The majority asserts that the Vermont Supreme Court in Doe incorrectly relied on these factors from Faragher because Faragher was limited to cases involving a supervisor-employee relationship. See ante at 229. In support of this assertion, the majority relies on the Doe dissent. But I find the Doe court’s response to that dissent persuasive and fitting in this case. The Doe court observed:
In following the United States Supreme Court decisions, we reject the dissent’s claim that the Supreme Court “never intended for its decisions ... to have any influence on the development of common-law agency principles or the application of § 219(2)(d) outside the specific context of Title VII.” ... The Supreme Court applied the Restatement of Agency because it found that “Congress wanted courts to look to agency principles for guidance” in deciding hostile environment sex discrimination cases under Title VII.... Thus, in [Ellerth, supra at 754], the Court noted that it *241was relying on “the general common law of agency.” (Citation omitted). The Court noted that state court decisions could be “instructive,” but they often relied upon federal decisions, id. at 755, and found the Restatement of Agency a useful starting point to find the general common law. Id. It went through the various sections of the Restatement (Second) of Agency and finally centered on § 219(2)(d) as the most useful. It then applied the “aided in the agency relation principle” of § 219(2)(d) to the situation before it. Id. at 760-65.. .. The analysis in [Faragher, supra at 801-802], is similar, and as noted in the text, the Court resolved a dispute over the meaning of the language of § 219(2)(d), holding that the “aided-by-agency-relation principle” was not merely a refinement of apparent authority.
It is, of course, the nature of the common law that every appellate decision represents the development of the common law, and nothing in the Supreme Court decisions suggests they are not an integral part of that process. Indeed, the resolution of the dispute over the meaning of § 219(2)(d) in Faragher is exactly the kind of decision that best defines and develops the common law. No common-law court engaged in this process, and certainly not the highest court of this country, would expect that a common-law decision on one set of facts would have no influence on future decisions applying the same legal principle to a different factual scenario. [Doe, supra at 490 n 3.]

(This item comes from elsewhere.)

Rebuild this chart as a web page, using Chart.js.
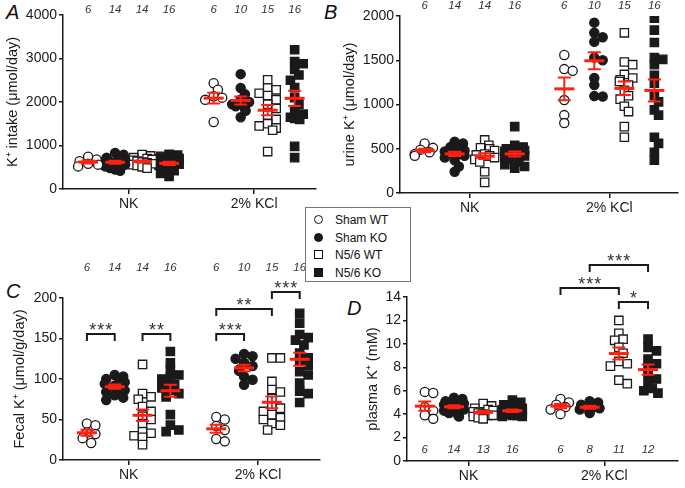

In any event, the reasons underlying the Faragher Court’s use of these factors applies with equal force here even though there is not a supervisor-employee relationship. Therefore, extension of those factors is logical and appropriate. For example, just like a supervisor (Faragher) and a police office (Doe), a hospital aide has unique access to a patient who is depending on the aide for care. The patient is often defenseless. Imposing liability on the hospital may prevent recurrence of an assault by creating an incentive for vigilance. Accordingly, I disagree with the majority’s assertion that I am ignoring the specific context in which Faragher announced and applied the factors noted above. Rather, the context and underlying policy considerations are largely the same.
I do not reject out of hand the instrumentality approach adopted by the Costos court, but find the balancing approach in Doe more compelling.